Write the data out again exactly, with no pictures.
╔══
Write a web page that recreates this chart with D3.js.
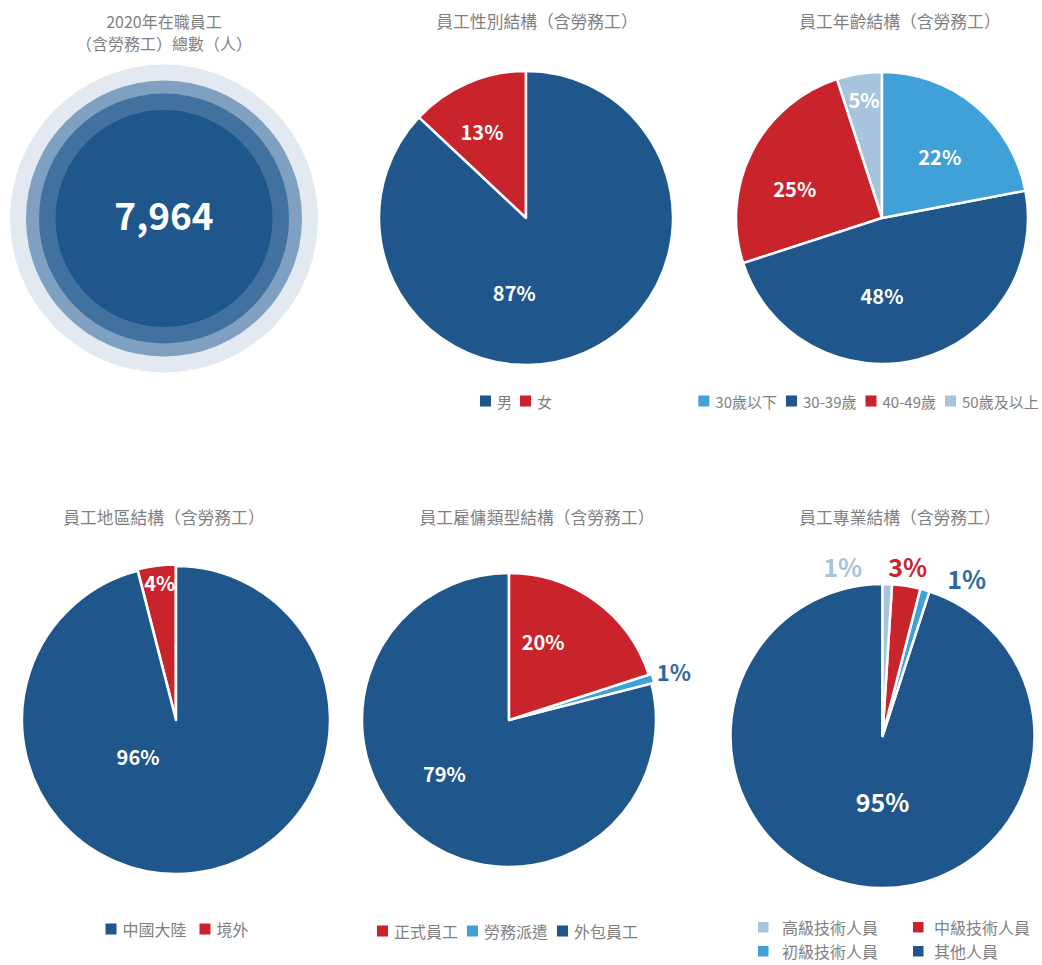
<!DOCTYPE html>
<html><head><meta charset="utf-8">
<script src="https://cdn.jsdelivr.net/npm/d3@7"></script>
<style>
html,body{margin:0;padding:0;background:#fff;}
svg{display:block;font-family:"Noto Sans CJK TC","Noto Sans",sans-serif;}
</style></head>
<body><svg id="c" width="1042" height="965"></svg>
<script>
// ---------- data ----------
const totalTitle = ["2020年在職員工", "（含勞務工）總數（人）"];
const totalValue = 7964;

const genderTitle = "員工性別結構（含勞務工）";
const genderCats = ["男", "女"];
const genderVals = [87, 13];

const ageTitle = "員工年齡結構（含勞務工）";
const ageCats = ["30歲以下", "30-39歲", "40-49歲", "50歲及以上"];
const ageVals = [22, 48, 25, 5];

const regionTitle = "員工地區結構（含勞務工）";
const regionCats = ["中國大陸", "境外"];
const regionVals = [96, 4];

const typeTitle = "員工雇傭類型結構（含勞務工）";
const typeCats = ["正式員工", "勞務派遣", "外包員工"];
const typeVals = [20, 1, 79];

const proTitle = "員工專業結構（含勞務工）";
const proCats = ["高級技術人員", "中級技術人員", "初級技術人員", "其他人員"];
const proVals = [1, 3, 1, 95];

// ---------- styles ----------
const DARK = "#1f568b", RED = "#c9232c", LIGHT = "#40a1d9", PALE = "#a7c4dc", MIDBLUE = "#2b69a6";
const GRAY = "#7f7f7f";

const svg = d3.select("#c");

// ---------- chart 1: total ----------
const t1 = svg.append("g");
t1.selectAll("text.tt").data(totalTitle).join("text")
  .attr("x", 164).attr("y", (d, i) => 21 + i * 22)
  .attr("text-anchor", "middle").attr("dominant-baseline", "central")
  .attr("font-size", 16).attr("fill", GRAY).text(d => d);
const rings = [{r: 154, c: "#e3e9f0"}, {r: 138, c: "#7fa0c0"}, {r: 125, c: "#41719f"}, {r: 108.5, c: DARK}];
t1.selectAll("circle").data(rings).join("circle")
  .attr("cx", 164).attr("cy", 218.5).attr("r", d => d.r).attr("fill", d => d.c);
t1.append("text").attr("x", 164).attr("y", 214).attr("text-anchor", "middle")
  .attr("dominant-baseline", "central").attr("font-size", 37).attr("font-weight", 700)
  .attr("fill", "#fff").text(d3.format(",")(totalValue));

// ---------- pie helper ----------
function drawPie(cfg) {
  const g = svg.append("g");
  g.append("text").attr("x", cfg.titleX).attr("y", cfg.titleY)
    .attr("text-anchor", "middle").attr("dominant-baseline", "central")
    .attr("font-size", 16.8).attr("fill", GRAY).text(cfg.title);

  const data = cfg.cats.map((c, i) => ({cat: c, val: cfg.vals[i], color: cfg.colors[i], i}));
  const pie = d3.pie().sort(null).value(d => d.val);
  const arcs = pie(data);
  const arc = d3.arc().innerRadius(0).outerRadius(cfg.r);
  const pg = g.append("g").attr("transform", `translate(${cfg.cx},${cfg.cy})`);

  // draw in reverse so earlier slices overlap later slices' labels
  const order = arcs.slice().reverse();
  order.forEach(a => {
    const sg = pg.append("g");
    const ex = (cfg.explode && cfg.explode[a.index]) || 0;
    const mid = (a.startAngle + a.endAngle) / 2;
    sg.append("path").attr("d", arc(a))
      .attr("transform", `translate(${Math.sin(mid) * ex},${-Math.cos(mid) * ex})`)
      .attr("fill", a.data.color).attr("stroke", "#fff").attr("stroke-width", 2.5)
      .attr("stroke-linejoin", "round");
    const L = cfg.labels[a.index];
    const ang = L.a * Math.PI / 180, rr = L.f * cfg.r;
    sg.append("text").attr("x", Math.sin(ang) * rr).attr("y", -Math.cos(ang) * rr)
      .attr("text-anchor", "middle").attr("dominant-baseline", "central")
      .attr("font-size", L.s).attr("font-weight", 700).attr("fill", L.c || "#fff")
      .text(a.data.val + "%");
  });

  // legend
  const lg = g.append("g");
  const fs = cfg.legendFs || 16;
  if (cfg.legendGrid) {
    const G = cfg.legendGrid;
    data.forEach((d, i) => {
      const col = i % 2, row = Math.floor(i / 2);
      const x = G.xs[col], y = G.ys[row];
      lg.append("rect").attr("x", x).attr("y", y - 5).attr("width", 10.5).attr("height", 10.5).attr("fill", d.color);
      lg.append("text").attr("x", x + G.tx[col]).attr("y", y).attr("dominant-baseline", "central")
        .attr("font-size", fs).attr("fill", GRAY).text(d.cat);
    });
  } else {
    const items = [];
    let x = 0;
    data.forEach(d => {
      const it = lg.append("g");
      it.append("rect").attr("x", 0).attr("y", cfg.legendY - 5.5).attr("width", 11).attr("height", 11).attr("fill", d.color);
      const t = it.append("text").attr("x", 17).attr("y", cfg.legendY).attr("dominant-baseline", "central")
        .attr("font-size", fs).attr("fill", GRAY).text(d.cat);
      const w = 17 + t.node().getComputedTextLength();
      items.push({it, x, w});
      x += w + cfg.legendGap;
    });
    const total = x - cfg.legendGap;
    const x0 = cfg.legendCx - total / 2;
    items.forEach(o => o.it.attr("transform", `translate(${x0 + o.x},0)`));
  }
}

drawPie({
  title: genderTitle, titleX: 537, titleY: 21, cats: genderCats, vals: genderVals,
  colors: [DARK, RED], cx: 526, cy: 218, r: 147,
  labels: [{a: 189, f: 0.51, s: 20}, {a: 333, f: 0.66, s: 20}],
  legendCx: 516, legendY: 401, legendGap: 8, legendFs: 15
});

drawPie({
  title: ageTitle, titleX: 900, titleY: 21, cats: ageCats, vals: ageVals,
  colors: [LIGHT, DARK, RED, PALE], cx: 882, cy: 218, r: 146,
  labels: [{a: 43, f: 0.58, s: 20}, {a: 180, f: 0.53, s: 20}, {a: 288.4, f: 0.63, s: 20}, {a: 351.3, f: 0.82, s: 20}],
  legendCx: 868.5, legendY: 401, legendGap: 9, legendFs: 15
});

drawPie({
  title: regionTitle, titleX: 164, titleY: 517, cats: regionCats, vals: regionVals,
  colors: [DARK, RED], cx: 176, cy: 720, r: 154,
  explode: [0, 1.5],
  labels: [{a: 226.5, f: 0.34, s: 20}, {a: 353.3, f: 0.9, s: 20}],
  legendCx: 177, legendY: 929, legendGap: 13
});

drawPie({
  title: typeTitle, titleX: 537, titleY: 517, cats: typeCats, vals: typeVals,
  colors: [RED, LIGHT, DARK], cx: 509, cy: 720, r: 147,
  explode: [0, 3, 0],
  labels: [{a: 23.6, f: 0.58, s: 20}, {a: 73.5, f: 1.17, s: 22, c: MIDBLUE}, {a: 230.4, f: 0.57, s: 20}],
  legendCx: 507.5, legendY: 931, legendGap: 9
});

drawPie({
  title: proTitle, titleX: 900, titleY: 517, cats: proCats, vals: proVals,
  colors: [PALE, RED, LIGHT, DARK], cx: 882.5, cy: 736, r: 152,
  labels: [{a: 346.8, f: 1.15, s: 25, c: PALE}, {a: 8.4, f: 1.13, s: 25, c: RED}, {a: 28, f: 1.18, s: 25, c: MIDBLUE}, {a: 180, f: 0.43, s: 25}],
  legendGrid: {xs: [758, 913], ys: [927, 951], tx: [24, 21]}
});
</script>
</body></html>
╚══
#### [Answer for the task]
Write a web page that recreates this chart with D3.js.
<!DOCTYPE html>
<html><head><meta charset="utf-8">
<script src="https://cdn.jsdelivr.net/npm/d3@7"></script>
<style>
html,body{margin:0;padding:0;background:#fff;}
svg{display:block;font-family:"Noto Sans CJK TC","Noto Sans",sans-serif;}
</style></head>
<body><svg id="c" width="1042" height="965"></svg>
<script>
// ---------- data ----------
const totalTitle = ["2020年在職員工", "（含勞務工）總數（人）"];
const totalValue = 7964;

const genderTitle = "員工性別結構（含勞務工）";
const genderCats = ["男", "女"];
const genderVals = [87, 13];

const ageTitle = "員工年齡結構（含勞務工）";
const ageCats = ["30歲以下", "30-39歲", "40-49歲", "50歲及以上"];
const ageVals = [22, 48, 25, 5];

const regionTitle = "員工地區結構（含勞務工）";
const regionCats = ["中國大陸", "境外"];
const regionVals = [96, 4];

const typeTitle = "員工雇傭類型結構（含勞務工）";
const typeCats = ["正式員工", "勞務派遣", "外包員工"];
const typeVals = [20, 1, 79];

const proTitle = "員工專業結構（含勞務工）";
const proCats = ["高級技術人員", "中級技術人員", "初級技術人員", "其他人員"];
const proVals = [1, 3, 1, 95];

// ---------- styles ----------
const DARK = "#1f568b", RED = "#c9232c", LIGHT = "#40a1d9", PALE = "#a7c4dc", MIDBLUE = "#2b69a6";
const GRAY = "#7f7f7f";

const svg = d3.select("#c");

// ---------- chart 1: total ----------
const t1 = svg.append("g");
t1.selectAll("text.tt").data(totalTitle).join("text")
  .attr("x", 164).attr("y", (d, i) => 21 + i * 22)
  .attr("text-anchor", "middle").attr("dominant-baseline", "central")
  .attr("font-size", 16).attr("fill", GRAY).text(d => d);
const rings = [{r: 154, c: "#e3e9f0"}, {r: 138, c: "#7fa0c0"}, {r: 125, c: "#41719f"}, {r: 108.5, c: DARK}];
t1.selectAll("circle").data(rings).join("circle")
  .attr("cx", 164).attr("cy", 218.5).attr("r", d => d.r).attr("fill", d => d.c);
t1.append("text").attr("x", 164).attr("y", 214).attr("text-anchor", "middle")
  .attr("dominant-baseline", "central").attr("font-size", 37).attr("font-weight", 700)
  .attr("fill", "#fff").text(d3.format(",")(totalValue));

// ---------- pie helper ----------
function drawPie(cfg) {
  const g = svg.append("g");
  g.append("text").attr("x", cfg.titleX).attr("y", cfg.titleY)
    .attr("text-anchor", "middle").attr("dominant-baseline", "central")
    .attr("font-size", 16.8).attr("fill", GRAY).text(cfg.title);

  const data = cfg.cats.map((c, i) => ({cat: c, val: cfg.vals[i], color: cfg.colors[i], i}));
  const pie = d3.pie().sort(null).value(d => d.val);
  const arcs = pie(data);
  const arc = d3.arc().innerRadius(0).outerRadius(cfg.r);
  const pg = g.append("g").attr("transform", `translate(${cfg.cx},${cfg.cy})`);

  // draw in reverse so earlier slices overlap later slices' labels
  const order = arcs.slice().reverse();
  order.forEach(a => {
    const sg = pg.append("g");
    const ex = (cfg.explode && cfg.explode[a.index]) || 0;
    const mid = (a.startAngle + a.endAngle) / 2;
    sg.append("path").attr("d", arc(a))
      .attr("transform", `translate(${Math.sin(mid) * ex},${-Math.cos(mid) * ex})`)
      .attr("fill", a.data.color).attr("stroke", "#fff").attr("stroke-width", 2.5)
      .attr("stroke-linejoin", "round");
    const L = cfg.labels[a.index];
    const ang = L.a * Math.PI / 180, rr = L.f * cfg.r;
    sg.append("text").attr("x", Math.sin(ang) * rr).attr("y", -Math.cos(ang) * rr)
      .attr("text-anchor", "middle").attr("dominant-baseline", "central")
      .attr("font-size", L.s).attr("font-weight", 700).attr("fill", L.c || "#fff")
      .text(a.data.val + "%");
  });

  // legend
  const lg = g.append("g");
  const fs = cfg.legendFs || 16;
  if (cfg.legendGrid) {
    const G = cfg.legendGrid;
    data.forEach((d, i) => {
      const col = i % 2, row = Math.floor(i / 2);
      const x = G.xs[col], y = G.ys[row];
      lg.append("rect").attr("x", x).attr("y", y - 5).attr("width", 10.5).attr("height", 10.5).attr("fill", d.color);
      lg.append("text").attr("x", x + G.tx[col]).attr("y", y).attr("dominant-baseline", "central")
        .attr("font-size", fs).attr("fill", GRAY).text(d.cat);
    });
  } else {
    const items = [];
    let x = 0;
    data.forEach(d => {
      const it = lg.append("g");
      it.append("rect").attr("x", 0).attr("y", cfg.legendY - 5.5).attr("width", 11).attr("height", 11).attr("fill", d.color);
      const t = it.append("text").attr("x", 17).attr("y", cfg.legendY).attr("dominant-baseline", "central")
        .attr("font-size", fs).attr("fill", GRAY).text(d.cat);
      const w = 17 + t.node().getComputedTextLength();
      items.push({it, x, w});
      x += w + cfg.legendGap;
    });
    const total = x - cfg.legendGap;
    const x0 = cfg.legendCx - total / 2;
    items.forEach(o => o.it.attr("transform", `translate(${x0 + o.x},0)`));
  }
}

drawPie({
  title: genderTitle, titleX: 537, titleY: 21, cats: genderCats, vals: genderVals,
  colors: [DARK, RED], cx: 526, cy: 218, r: 147,
  labels: [{a: 189, f: 0.51, s: 20}, {a: 333, f: 0.66, s: 20}],
  legendCx: 516, legendY: 401, legendGap: 8, legendFs: 15
});

drawPie({
  title: ageTitle, titleX: 900, titleY: 21, cats: ageCats, vals: ageVals,
  colors: [LIGHT, DARK, RED, PALE], cx: 882, cy: 218, r: 146,
  labels: [{a: 43, f: 0.58, s: 20}, {a: 180, f: 0.53, s: 20}, {a: 288.4, f: 0.63, s: 20}, {a: 351.3, f: 0.82, s: 20}],
  legendCx: 868.5, legendY: 401, legendGap: 9, legendFs: 15
});

drawPie({
  title: regionTitle, titleX: 164, titleY: 517, cats: regionCats, vals: regionVals,
  colors: [DARK, RED], cx: 176, cy: 720, r: 154,
  explode: [0, 1.5],
  labels: [{a: 226.5, f: 0.34, s: 20}, {a: 353.3, f: 0.9, s: 20}],
  legendCx: 177, legendY: 929, legendGap: 13
});

drawPie({
  title: typeTitle, titleX: 537, titleY: 517, cats: typeCats, vals: typeVals,
  colors: [RED, LIGHT, DARK], cx: 509, cy: 720, r: 147,
  explode: [0, 3, 0],
  labels: [{a: 23.6, f: 0.58, s: 20}, {a: 73.5, f: 1.17, s: 22, c: MIDBLUE}, {a: 230.4, f: 0.57, s: 20}],
  legendCx: 507.5, legendY: 931, legendGap: 9
});

drawPie({
  title: proTitle, titleX: 900, titleY: 517, cats: proCats, vals: proVals,
  colors: [PALE, RED, LIGHT, DARK], cx: 882.5, cy: 736, r: 152,
  labels: [{a: 346.8, f: 1.15, s: 25, c: PALE}, {a: 8.4, f: 1.13, s: 25, c: RED}, {a: 28, f: 1.18, s: 25, c: MIDBLUE}, {a: 180, f: 0.43, s: 25}],
  legendGrid: {xs: [758, 913], ys: [927, 951], tx: [24, 21]}
});
</script>
</body></html>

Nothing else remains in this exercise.